─── DATA PROVIDED ───

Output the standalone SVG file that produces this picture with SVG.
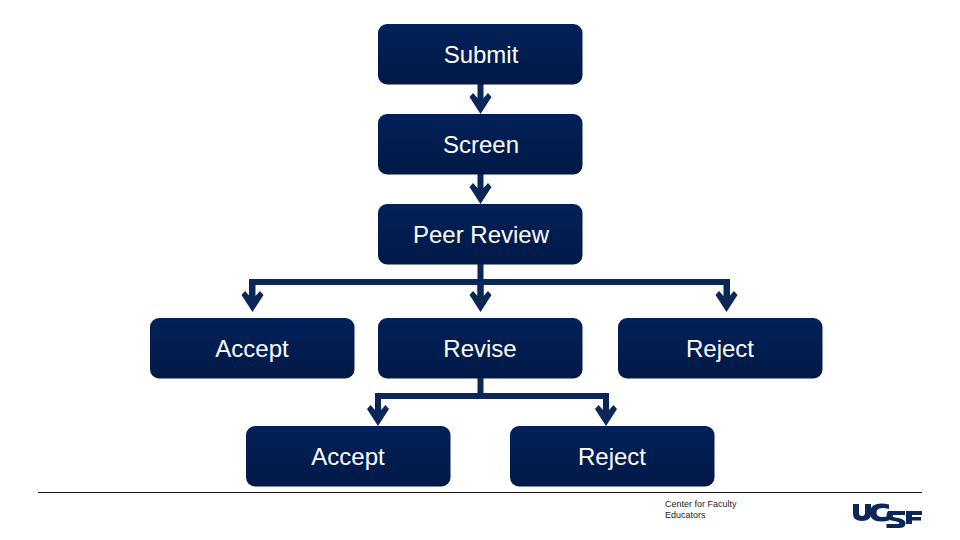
<svg xmlns="http://www.w3.org/2000/svg" width="960" height="540" viewBox="0 0 960 540">
<style>
.box{fill:url(#g)}
.t{font-family:"Liberation Sans",Arial,sans-serif;font-size:24px;fill:#fff;text-anchor:middle}
.c{fill:none;stroke:#0a2757;stroke-width:6}
.h{fill:#0a2757}
.f{font-family:"Liberation Sans",Arial,sans-serif;font-size:9px;fill:#222}
.l{fill:#0a2757}
</style>
<defs>
<linearGradient id="g" x1="0" y1="0" x2="0" y2="1"><stop offset="0" stop-color="#032158"/><stop offset=".5" stop-color="#021d50"/><stop offset="1" stop-color="#011947"/></linearGradient>
<path id="a" class="h" d="M-3 -30V-16L-7.500 -21L-11 -17L0 0L11 -17L7.500 -21L3 -16V-30Z"/>
</defs>
<rect width="960" height="540" fill="#fff"/>
<g id="connectors">
<use href="#a" x="480.500" y="114"/>
<use href="#a" x="480.500" y="204"/>
<path class="c" d="M480.500 264V282M252 282H727M480.500 282V300M252 279V300M727 279V300"/>
<use href="#a" x="252.500" y="312"/>
<use href="#a" x="480.500" y="312"/>
<use href="#a" x="726.500" y="312"/>
<path class="c" d="M480.500 378V396M378 396H606M378 393V410M606 393V410"/>
<use href="#a" x="378" y="426"/>
<use href="#a" x="606" y="426"/>
</g>
<g id="n-submit"><rect class="box" x="378" y="24" width="204.500" height="60.500" rx="9"/><text class="t" x="481" y="62.500">Submit</text></g>
<g id="n-screen"><rect class="box" x="378" y="114" width="204.500" height="60.500" rx="9"/><text class="t" x="481" y="152.500">Screen</text></g>
<g id="n-peer"><rect class="box" x="378" y="204" width="204.500" height="60.500" rx="9"/><text class="t" x="481" y="242.500">Peer Review</text></g>
<g id="n-accept1"><rect class="box" x="150" y="318" width="204.500" height="60.500" rx="9"/><text class="t" x="252" y="356.500">Accept</text></g>
<g id="n-revise"><rect class="box" x="378" y="318" width="204.500" height="60.500" rx="9"/><text class="t" x="480" y="356.500">Revise</text></g>
<g id="n-reject1"><rect class="box" x="618" y="318" width="204.500" height="60.500" rx="9"/><text class="t" x="720" y="356.500">Reject</text></g>
<g id="n-accept2"><rect class="box" x="246" y="426" width="204.500" height="60.500" rx="9"/><text class="t" x="348" y="464.500">Accept</text></g>
<g id="n-reject2"><rect class="box" x="510" y="426" width="204.500" height="60.500" rx="9"/><text class="t" x="612" y="464.500">Reject</text></g>
<g id="footer">
<line x1="38" y1="492.500" x2="922" y2="492.500" stroke="#1a1a1a" stroke-width="1"/>
<text class="f" x="665" y="507">Center for Faculty</text>
<text class="f" x="665" y="518">Educators</text>
<path class="l" d="M853 504H859V513Q859 516 862 516Q865 516 865 513V504H871V514Q871 521 862 521Q853 521 853 514Z"/>
<path class="l" d="M889 509Q885 508 882.500 508Q876.500 508 876.500 512.500Q876.500 517 882.500 517Q885 517 889 516V520.500Q885 521.500 881.500 521.500Q870 521.500 870 512.500Q870 503.500 881.500 503.500Q885 503.500 889 504.500Z"/>
<path class="l" d="M888 511H905V515H894.500Q892.500 515 892.500 516Q892.500 517 895.500 517.500L900.500 518.500Q905.500 520 905.500 523.500Q905.500 528 898.500 528H886.500V524H897.500Q899.500 524 899.500 523Q899.500 522 896.500 521.500L891.500 520.500Q886.500 519.500 886.500 515.500Q886.500 513 888 511Z"/>
<path class="l" d="M906 511H922V515H912V517H921V520.500H912V524H906Z"/>
</g>
</svg>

───

◆ WHAT TO WORK ON ◆
Repeat the material above word for word and skip every image in it.

◆ SOLUTION TO THIS TASK ◆
Output the standalone SVG file that produces this picture with SVG.
<svg xmlns="http://www.w3.org/2000/svg" width="960" height="540" viewBox="0 0 960 540">
<style>
.box{fill:url(#g)}
.t{font-family:"Liberation Sans",Arial,sans-serif;font-size:24px;fill:#fff;text-anchor:middle}
.c{fill:none;stroke:#0a2757;stroke-width:6}
.h{fill:#0a2757}
.f{font-family:"Liberation Sans",Arial,sans-serif;font-size:9px;fill:#222}
.l{fill:#0a2757}
</style>
<defs>
<linearGradient id="g" x1="0" y1="0" x2="0" y2="1"><stop offset="0" stop-color="#032158"/><stop offset=".5" stop-color="#021d50"/><stop offset="1" stop-color="#011947"/></linearGradient>
<path id="a" class="h" d="M-3 -30V-16L-7.500 -21L-11 -17L0 0L11 -17L7.500 -21L3 -16V-30Z"/>
</defs>
<rect width="960" height="540" fill="#fff"/>
<g id="connectors">
<use href="#a" x="480.500" y="114"/>
<use href="#a" x="480.500" y="204"/>
<path class="c" d="M480.500 264V282M252 282H727M480.500 282V300M252 279V300M727 279V300"/>
<use href="#a" x="252.500" y="312"/>
<use href="#a" x="480.500" y="312"/>
<use href="#a" x="726.500" y="312"/>
<path class="c" d="M480.500 378V396M378 396H606M378 393V410M606 393V410"/>
<use href="#a" x="378" y="426"/>
<use href="#a" x="606" y="426"/>
</g>
<g id="n-submit"><rect class="box" x="378" y="24" width="204.500" height="60.500" rx="9"/><text class="t" x="481" y="62.500">Submit</text></g>
<g id="n-screen"><rect class="box" x="378" y="114" width="204.500" height="60.500" rx="9"/><text class="t" x="481" y="152.500">Screen</text></g>
<g id="n-peer"><rect class="box" x="378" y="204" width="204.500" height="60.500" rx="9"/><text class="t" x="481" y="242.500">Peer Review</text></g>
<g id="n-accept1"><rect class="box" x="150" y="318" width="204.500" height="60.500" rx="9"/><text class="t" x="252" y="356.500">Accept</text></g>
<g id="n-revise"><rect class="box" x="378" y="318" width="204.500" height="60.500" rx="9"/><text class="t" x="480" y="356.500">Revise</text></g>
<g id="n-reject1"><rect class="box" x="618" y="318" width="204.500" height="60.500" rx="9"/><text class="t" x="720" y="356.500">Reject</text></g>
<g id="n-accept2"><rect class="box" x="246" y="426" width="204.500" height="60.500" rx="9"/><text class="t" x="348" y="464.500">Accept</text></g>
<g id="n-reject2"><rect class="box" x="510" y="426" width="204.500" height="60.500" rx="9"/><text class="t" x="612" y="464.500">Reject</text></g>
<g id="footer">
<line x1="38" y1="492.500" x2="922" y2="492.500" stroke="#1a1a1a" stroke-width="1"/>
<text class="f" x="665" y="507">Center for Faculty</text>
<text class="f" x="665" y="518">Educators</text>
<path class="l" d="M853 504H859V513Q859 516 862 516Q865 516 865 513V504H871V514Q871 521 862 521Q853 521 853 514Z"/>
<path class="l" d="M889 509Q885 508 882.500 508Q876.500 508 876.500 512.500Q876.500 517 882.500 517Q885 517 889 516V520.500Q885 521.500 881.500 521.500Q870 521.500 870 512.500Q870 503.500 881.500 503.500Q885 503.500 889 504.500Z"/>
<path class="l" d="M888 511H905V515H894.500Q892.500 515 892.500 516Q892.500 517 895.500 517.500L900.500 518.500Q905.500 520 905.500 523.500Q905.500 528 898.500 528H886.500V524H897.500Q899.500 524 899.500 523Q899.500 522 896.500 521.500L891.500 520.500Q886.500 519.500 886.500 515.500Q886.500 513 888 511Z"/>
<path class="l" d="M906 511H922V515H912V517H921V520.500H912V524H906Z"/>
</g>
</svg>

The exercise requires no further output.